In the June 7 election, San Mateo County voters will decide on six measures aimed to raise revenue for local school districts -- two parcel tax proposals and four measures that would authorize school districts to issue bonds, raising millions annually to fund teaching and facility upgrades for local schools.
Measure C would impose a parcel tax on property located in the Belmont-Redwood Shores School District, with the goal of providing a stable source of funding for the district.
With existing parcel tax measures set to expire, Measure C would provide an estimated $3.5 million annually for the district, which includes seven schools in Belmont and Redwood City.
If approved, the annual tax would be $292 per parcel, which would increase by 3 percent each year for 10 years, starting July 2023.
Revenue from Measure C would be locally controlled, meaning it cannot be taken away by the state, and would go toward academic programs, attracting and keeping qualified teachers, keeping school libraries open, retaining reading specialists and qualified counsellors and maintaining small class sizes.
Advocates for the measure say the funding is necessary to prevent teacher layoffs and cuts to academic programs, especially since that the district's per-student funding is below the state average. Over 30 elected officials endorse the measure, according to the "Yes on C" website www.YesforBRSS.org, which also lists various parent teacher associations and dozens of individuals who endorse the measure.
Opponents to the measure, such as the Silicon Valley Taxpayers Association and the San Mateo County Republican Party, state that additional taxes create a burden for homeowners, who have already had to pay parcel taxes in recent years.
Opponents cite the district's recent declining test scores as a reason to vote against the measure.
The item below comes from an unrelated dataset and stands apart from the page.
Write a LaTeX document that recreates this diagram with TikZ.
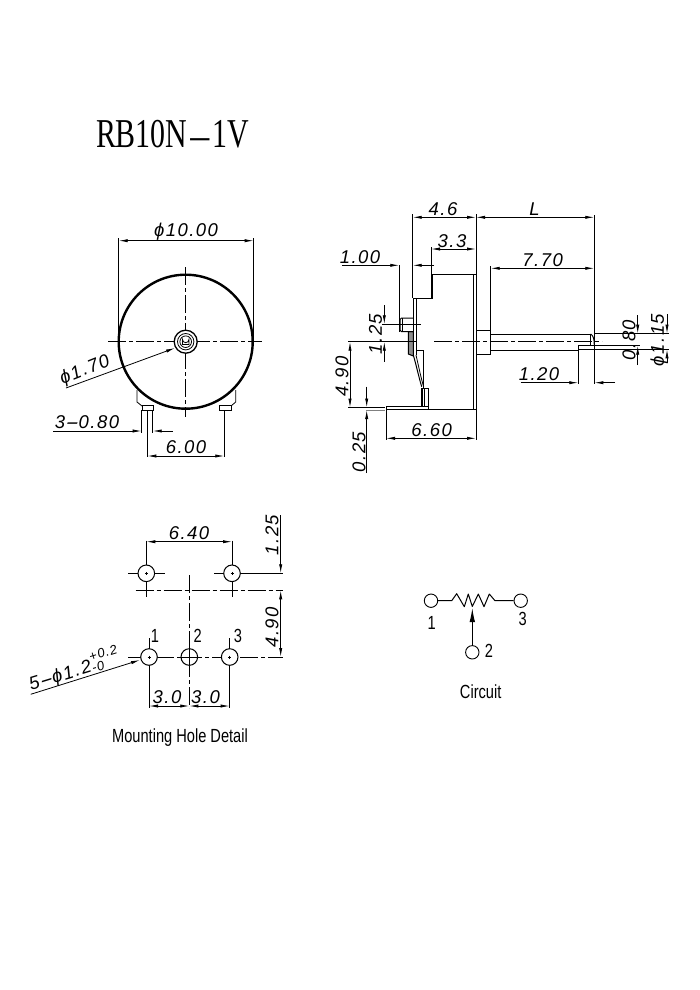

Two-thirds of voters need to vote "yes" on the measure for it to pass.
Voters in the Millbrae Elementary School District will decide whether the district issues $90 million in bonds to fund renovations and facility improvements.
Bond revenue will go toward infrastructure improvements -- such as renovating labs, maker spaces and arts classrooms -- and ensuring facilities meet health and safety standards. Revenue will also help create accessible spaces for students with disabilities.
The bond debt will be paid via an annual property tax rate of no more than $30 per $100,000 of assessed property value.
The bond measure, titled Measure E, requires 55 percent "yes" votes to pass.
If voters in the Brisbane School District approve Measure G, property located there would continue to be taxed an annual rate of $131 per parcel.
Measure G would renew Measure B, a parcel tax of the same rate that voters approved in 2016 and which expires this year.
The proposed tax would bring in about $450,000 annually, which would maintain art, reading and music instruction in the school district. This includes funding library resources, an art teacher and music teacher and teachers to support reading and core academics.
If passed, the parcel tax would apply for six years, starting July 2022.
District officials say voters have supported a parcel tax since 1999 to fund art, music and reading and that the district's vibrant art and music program will be cut without the funding.
Opponents to the measure say homeowners already pay property taxes and should not face continued taxation.
Two-thirds of voters need to vote "yes" for the measure to pass.
Voters in the Hillsborough City School District will decide on Measure H, which authorizes $140 million in bonds to help fund safety improvements, facility renovations and technology upgrades for its schools.
If passed, an annual tax rate of no more than $30 per $100,000 will apply to assessed property value to service the bond debt during the life of the bond. Funding will go toward upgrading classrooms, labs, libraries, arts rooms, athletic facilities and other infrastructure. The bonds will also fund safety improvements and upgrades to plumbing, electrical, heating, cooling and ventilation systems, among other things.
The measure requires 55 percent "yes" votes to pass.
Measure I proposes that the Ravenswood City School District authorize $110 million in bonds to fund construction, repairs and upgrades to the district's facilities.
If approved, the bonds would be funded by an annual tax rate of no more than $30 per $100,000 in assessed property value.
Funding would go toward replacing portable classrooms with permanent classrooms, upgrading facilities to be accessible for people with disabilities and improving heating, ventilation, plumbing and other infrastructure. The bonds will also fund repairs to classrooms and labs and removal of hazardous materials from school grounds.
The school district serves residents of East Palo Alto and Menlo Park. Measure I requires 55 percent of voters to vote "yes" to pass.
If passed, Measure J would authorize the Jefferson Elementary School District to issue $45 million in bonds to help fund safety and security improvements at school facilities.
To fund the bond debt, an annual tax rate of $15.70 per $100,000 on assessed property value would likely be required.
If approved, funding would go toward upgrading security cameras, lighting and classroom safety door locks.
Funding would also help improve emergency communications systems and create more accessible facilities for students with disabilities. Repairs to classrooms, labs, plumbing and other infrastructure are also some of the projects the bonds would fund.
The Jefferson Elementary School District includes 16 schools in or around Daly City. To pass, Measure J would require 55 percent "yes" votes.